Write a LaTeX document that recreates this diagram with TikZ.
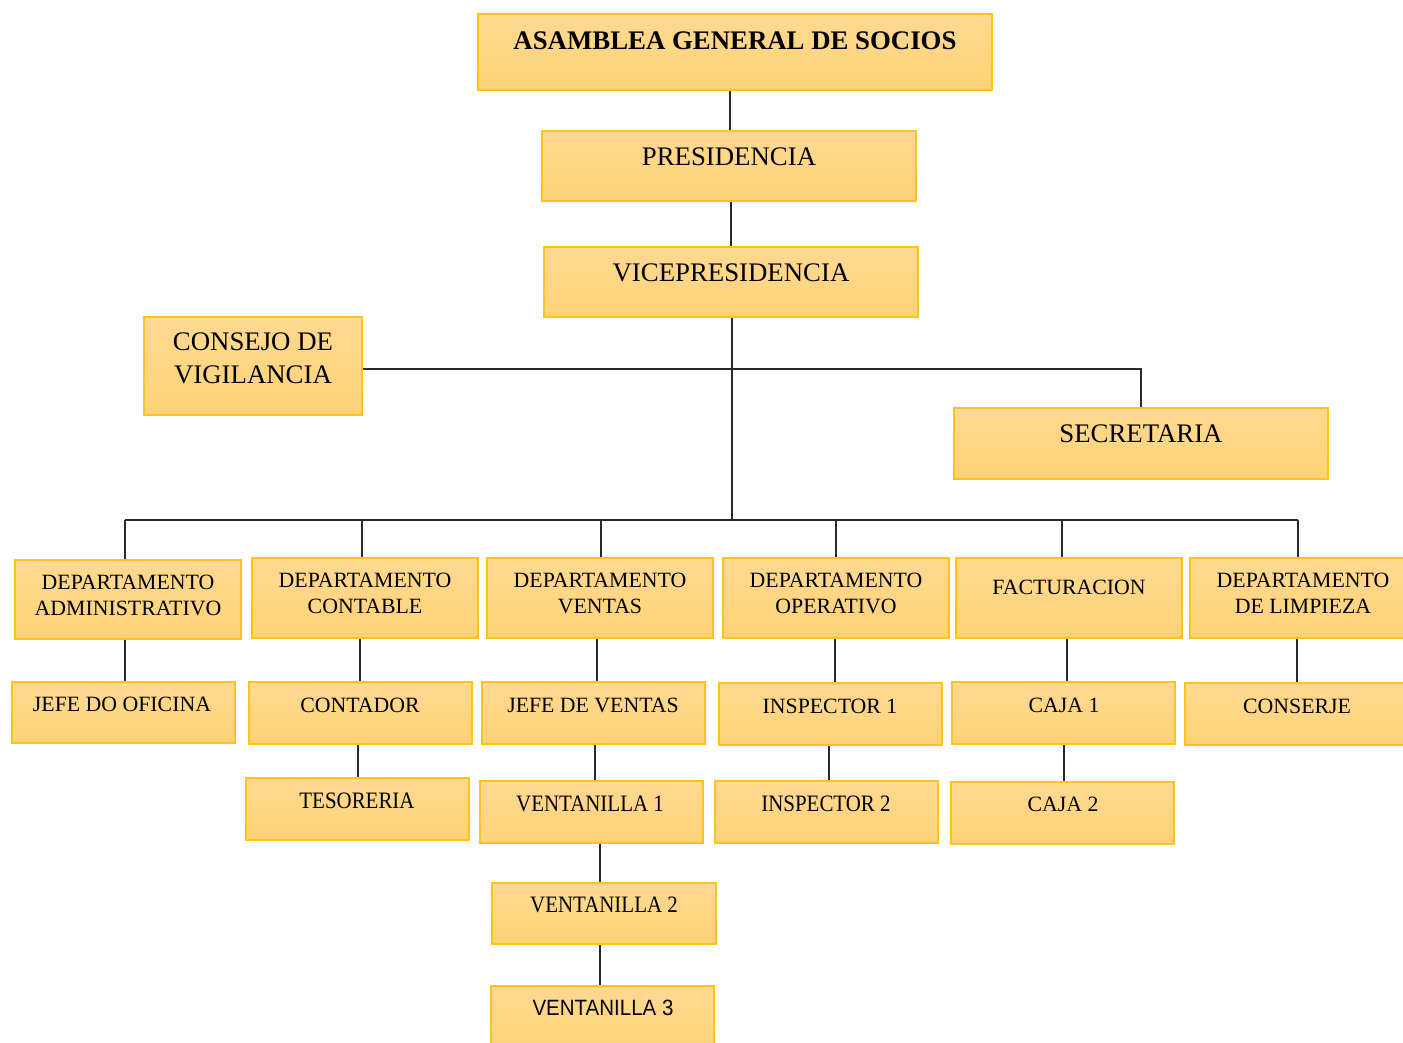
\documentclass[tikz,border=0pt]{standalone}
\usepackage{fontspec}
\setmainfont{Liberation Serif}
\newfontfamily\sansf{Liberation Sans}
\begin{document}
\begin{tikzpicture}[x=1pt,y=-1pt,
  box/.style={draw=boxline, line width=1.4pt, top color=fillA, bottom color=fillB,
    rectangle, inner sep=0pt, minimum width=#1},
  box/.default=226,
  big/.style={inner sep=0pt, align=center, font=\fontsize{26.8}{33}\selectfont},
  small/.style={inner sep=0pt, align=center, font=\fontsize{21.8}{26}\selectfont},
  link/.style={draw=linecol, line width=1.3pt}]
\definecolor{boxline}{HTML}{FFC31A}
\definecolor{fillA}{HTML}{FFD992}
\definecolor{fillB}{HTML}{FED275}
\definecolor{linecol}{HTML}{2A2A2A}
\newcommand{\narrow}[1]{\scalebox{0.96}[1.08]{#1}}
\useasboundingbox (0,0) rectangle (1403,1042);

% top of the hierarchy
\node[box=514, minimum height=76] (asamblea) at (735,52) {};
\node[big, font=\fontsize{26.8}{33}\selectfont\bfseries] (asamblea-t) at (735,41) {ASAMBLEA GENERAL DE SOCIOS};
\node[box=374, minimum height=70] (pres) at (729,166) {};
\node[big] (pres-t) at (729,157) {PRESIDENCIA};
\node[box=374, minimum height=70] (vice) at (731,282) {};
\node[big] (vice-t) at (731,273) {VICEPRESIDENCIA};
\node[box=218, minimum height=98] (consejo) at (253,366) {};
\node[big] (consejo-t) at (253,358.5) {CONSEJO DE\\VIGILANCIA};
\node[box=374, minimum height=71] (secret) at (1141,443.5) {};
\node[big] (secret-t) at (1141,434) {SECRETARIA};

% departments
\node[box, minimum height=79] (admin) at (128,599.5) {};
\node[small] (admin-t) at (128,595) {DEPARTAMENTO\\ADMINISTRATIVO};
\node[box, minimum height=80] (contable) at (365,598) {};
\node[small] (contable-t) at (365,593.5) {DEPARTAMENTO\\CONTABLE};
\node[box, minimum height=80] (ventas) at (600,598) {};
\node[small] (ventas-t) at (600,593) {DEPARTAMENTO\\VENTAS};
\node[box, minimum height=80] (operativo) at (836,598) {};
\node[small] (operativo-t) at (836,593.5) {DEPARTAMENTO\\OPERATIVO};
\node[box, minimum height=80] (factura) at (1069,598) {};
\node[small] (factura-t) at (1069,587) {FACTURACION};
\node[box=222, minimum height=80] (limpieza) at (1301,598) {};
\node[small] (limpieza-t) at (1303,593.5) {DEPARTAMENTO\\DE LIMPIEZA};

% second level
\node[box=223, minimum height=61] (jefeofi) at (123.5,712.5) {};
\node[small] (jefeofi-t) at (122,704) {JEFE DO OFICINA};
\node[box=223, minimum height=62] (contador) at (360.5,713) {};
\node[small] (contador-t) at (360,705) {CONTADOR};
\node[box=223, minimum height=62] (jefeven) at (593.5,713) {};
\node[small] (jefeven-t) at (593,705) {JEFE DE VENTAS};
\node[box=223, minimum height=62] (insp1) at (830.5,714) {};
\node[small] (insp1-t) at (830,706) {INSPECTOR 1};
\node[box=223, minimum height=62] (caja1) at (1063.5,713) {};
\node[small] (caja1-t) at (1064,705) {CAJA 1};
\node[box=225, minimum height=62] (conserje) at (1297.5,714) {};
\node[small] (conserje-t) at (1297,706) {CONSERJE};

% third level and below
\node[box=223, minimum height=62] (tesoreria) at (357.5,809) {};
\node[small] (tesoreria-t) at (357,801) {\narrow{TESORERIA}};
\node[box=223, minimum height=62] (vent1) at (591.5,812) {};
\node[small] (vent1-t) at (590,804) {\narrow{VENTANILLA 1}};
\node[box=223, minimum height=62] (insp2) at (826.5,812) {};
\node[small] (insp2-t) at (826,804) {\narrow{INSPECTOR 2}};
\node[box=223, minimum height=62] (caja2) at (1062.5,813) {};
\node[small] (caja2-t) at (1063,804) {CAJA 2};
\node[box=224, minimum height=61] (vent2) at (604,913.5) {};
\node[small] (vent2-t) at (604,905) {\narrow{VENTANILLA 2}};
\node[box=223, minimum height=64] (vent3) at (602.5,1018) {};
\node[small, font=\fontsize{20.5}{25}\sansf] (vent3-t) at (603,1008) {\scalebox{1}[1.08]{VENTANILLA 3}};

% connectors
\coordinate (busL) at (125,520);
\coordinate (busR) at (1298,520);
\draw[link] (asamblea.south -| {(730,0)}) -- (pres.north -| {(730,0)});
\draw[link] (pres.south -| {(731,0)}) -- (vice.north -| {(731,0)});
\draw[link] (vice.south -| {(732,0)}) -- (busL -| {(732,0)});
\draw[link] ([yshift=-3pt]consejo.east) -- ([yshift=-3pt]consejo.east -| secret.north) -- (secret.north);
\draw[link] (busL) -- (busR);
\foreach \d/\x in {admin/125, contable/362, ventas/601, operativo/836, factura/1062, limpieza/1298}
  \draw[link] (\x,520) -- (\d.north -| {(\x,0)});
\draw[link] (admin.south -| {(125,0)}) -- (jefeofi.north -| {(125,0)});
\draw[link] (contable.south -| {(360,0)}) -- (contador.north -| {(360,0)});
\draw[link] (ventas.south -| {(597,0)}) -- (jefeven.north -| {(597,0)});
\draw[link] (operativo.south -| {(835,0)}) -- (insp1.north -| {(835,0)});
\draw[link] (factura.south -| {(1067,0)}) -- (caja1.north -| {(1067,0)});
\draw[link] (limpieza.south -| {(1297,0)}) -- (conserje.north -| {(1297,0)});
\draw[link] (contador.south -| {(358,0)}) -- (tesoreria.north -| {(358,0)});
\draw[link] (jefeven.south -| {(595,0)}) -- (vent1.north -| {(595,0)});
\draw[link] (insp1.south -| {(829,0)}) -- (insp2.north -| {(829,0)});
\draw[link] (caja1.south -| {(1064,0)}) -- (caja2.north -| {(1064,0)});
\draw[link] (vent1.south -| {(600,0)}) -- (vent2.north -| {(600,0)});
\draw[link] (vent2.south -| {(600,0)}) -- (vent3.north -| {(600,0)});
\end{tikzpicture}
\end{document}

Exercise directions → Transcribe the listing above verbatim. Omit the pictures.

Reply →
Write a LaTeX document that recreates this diagram with TikZ.
\documentclass[tikz,border=0pt]{standalone}
\usepackage{fontspec}
\setmainfont{Liberation Serif}
\newfontfamily\sansf{Liberation Sans}
\begin{document}
\begin{tikzpicture}[x=1pt,y=-1pt,
  box/.style={draw=boxline, line width=1.4pt, top color=fillA, bottom color=fillB,
    rectangle, inner sep=0pt, minimum width=#1},
  box/.default=226,
  big/.style={inner sep=0pt, align=center, font=\fontsize{26.8}{33}\selectfont},
  small/.style={inner sep=0pt, align=center, font=\fontsize{21.8}{26}\selectfont},
  link/.style={draw=linecol, line width=1.3pt}]
\definecolor{boxline}{HTML}{FFC31A}
\definecolor{fillA}{HTML}{FFD992}
\definecolor{fillB}{HTML}{FED275}
\definecolor{linecol}{HTML}{2A2A2A}
\newcommand{\narrow}[1]{\scalebox{0.96}[1.08]{#1}}
\useasboundingbox (0,0) rectangle (1403,1042);

% top of the hierarchy
\node[box=514, minimum height=76] (asamblea) at (735,52) {};
\node[big, font=\fontsize{26.8}{33}\selectfont\bfseries] (asamblea-t) at (735,41) {ASAMBLEA GENERAL DE SOCIOS};
\node[box=374, minimum height=70] (pres) at (729,166) {};
\node[big] (pres-t) at (729,157) {PRESIDENCIA};
\node[box=374, minimum height=70] (vice) at (731,282) {};
\node[big] (vice-t) at (731,273) {VICEPRESIDENCIA};
\node[box=218, minimum height=98] (consejo) at (253,366) {};
\node[big] (consejo-t) at (253,358.5) {CONSEJO DE\\VIGILANCIA};
\node[box=374, minimum height=71] (secret) at (1141,443.5) {};
\node[big] (secret-t) at (1141,434) {SECRETARIA};

% departments
\node[box, minimum height=79] (admin) at (128,599.5) {};
\node[small] (admin-t) at (128,595) {DEPARTAMENTO\\ADMINISTRATIVO};
\node[box, minimum height=80] (contable) at (365,598) {};
\node[small] (contable-t) at (365,593.5) {DEPARTAMENTO\\CONTABLE};
\node[box, minimum height=80] (ventas) at (600,598) {};
\node[small] (ventas-t) at (600,593) {DEPARTAMENTO\\VENTAS};
\node[box, minimum height=80] (operativo) at (836,598) {};
\node[small] (operativo-t) at (836,593.5) {DEPARTAMENTO\\OPERATIVO};
\node[box, minimum height=80] (factura) at (1069,598) {};
\node[small] (factura-t) at (1069,587) {FACTURACION};
\node[box=222, minimum height=80] (limpieza) at (1301,598) {};
\node[small] (limpieza-t) at (1303,593.5) {DEPARTAMENTO\\DE LIMPIEZA};

% second level
\node[box=223, minimum height=61] (jefeofi) at (123.5,712.5) {};
\node[small] (jefeofi-t) at (122,704) {JEFE DO OFICINA};
\node[box=223, minimum height=62] (contador) at (360.5,713) {};
\node[small] (contador-t) at (360,705) {CONTADOR};
\node[box=223, minimum height=62] (jefeven) at (593.5,713) {};
\node[small] (jefeven-t) at (593,705) {JEFE DE VENTAS};
\node[box=223, minimum height=62] (insp1) at (830.5,714) {};
\node[small] (insp1-t) at (830,706) {INSPECTOR 1};
\node[box=223, minimum height=62] (caja1) at (1063.5,713) {};
\node[small] (caja1-t) at (1064,705) {CAJA 1};
\node[box=225, minimum height=62] (conserje) at (1297.5,714) {};
\node[small] (conserje-t) at (1297,706) {CONSERJE};

% third level and below
\node[box=223, minimum height=62] (tesoreria) at (357.5,809) {};
\node[small] (tesoreria-t) at (357,801) {\narrow{TESORERIA}};
\node[box=223, minimum height=62] (vent1) at (591.5,812) {};
\node[small] (vent1-t) at (590,804) {\narrow{VENTANILLA 1}};
\node[box=223, minimum height=62] (insp2) at (826.5,812) {};
\node[small] (insp2-t) at (826,804) {\narrow{INSPECTOR 2}};
\node[box=223, minimum height=62] (caja2) at (1062.5,813) {};
\node[small] (caja2-t) at (1063,804) {CAJA 2};
\node[box=224, minimum height=61] (vent2) at (604,913.5) {};
\node[small] (vent2-t) at (604,905) {\narrow{VENTANILLA 2}};
\node[box=223, minimum height=64] (vent3) at (602.5,1018) {};
\node[small, font=\fontsize{20.5}{25}\sansf] (vent3-t) at (603,1008) {\scalebox{1}[1.08]{VENTANILLA 3}};

% connectors
\coordinate (busL) at (125,520);
\coordinate (busR) at (1298,520);
\draw[link] (asamblea.south -| {(730,0)}) -- (pres.north -| {(730,0)});
\draw[link] (pres.south -| {(731,0)}) -- (vice.north -| {(731,0)});
\draw[link] (vice.south -| {(732,0)}) -- (busL -| {(732,0)});
\draw[link] ([yshift=-3pt]consejo.east) -- ([yshift=-3pt]consejo.east -| secret.north) -- (secret.north);
\draw[link] (busL) -- (busR);
\foreach \d/\x in {admin/125, contable/362, ventas/601, operativo/836, factura/1062, limpieza/1298}
  \draw[link] (\x,520) -- (\d.north -| {(\x,0)});
\draw[link] (admin.south -| {(125,0)}) -- (jefeofi.north -| {(125,0)});
\draw[link] (contable.south -| {(360,0)}) -- (contador.north -| {(360,0)});
\draw[link] (ventas.south -| {(597,0)}) -- (jefeven.north -| {(597,0)});
\draw[link] (operativo.south -| {(835,0)}) -- (insp1.north -| {(835,0)});
\draw[link] (factura.south -| {(1067,0)}) -- (caja1.north -| {(1067,0)});
\draw[link] (limpieza.south -| {(1297,0)}) -- (conserje.north -| {(1297,0)});
\draw[link] (contador.south -| {(358,0)}) -- (tesoreria.north -| {(358,0)});
\draw[link] (jefeven.south -| {(595,0)}) -- (vent1.north -| {(595,0)});
\draw[link] (insp1.south -| {(829,0)}) -- (insp2.north -| {(829,0)});
\draw[link] (caja1.south -| {(1064,0)}) -- (caja2.north -| {(1064,0)});
\draw[link] (vent1.south -| {(600,0)}) -- (vent2.north -| {(600,0)});
\draw[link] (vent2.south -| {(600,0)}) -- (vent3.north -| {(600,0)});
\end{tikzpicture}
\end{document}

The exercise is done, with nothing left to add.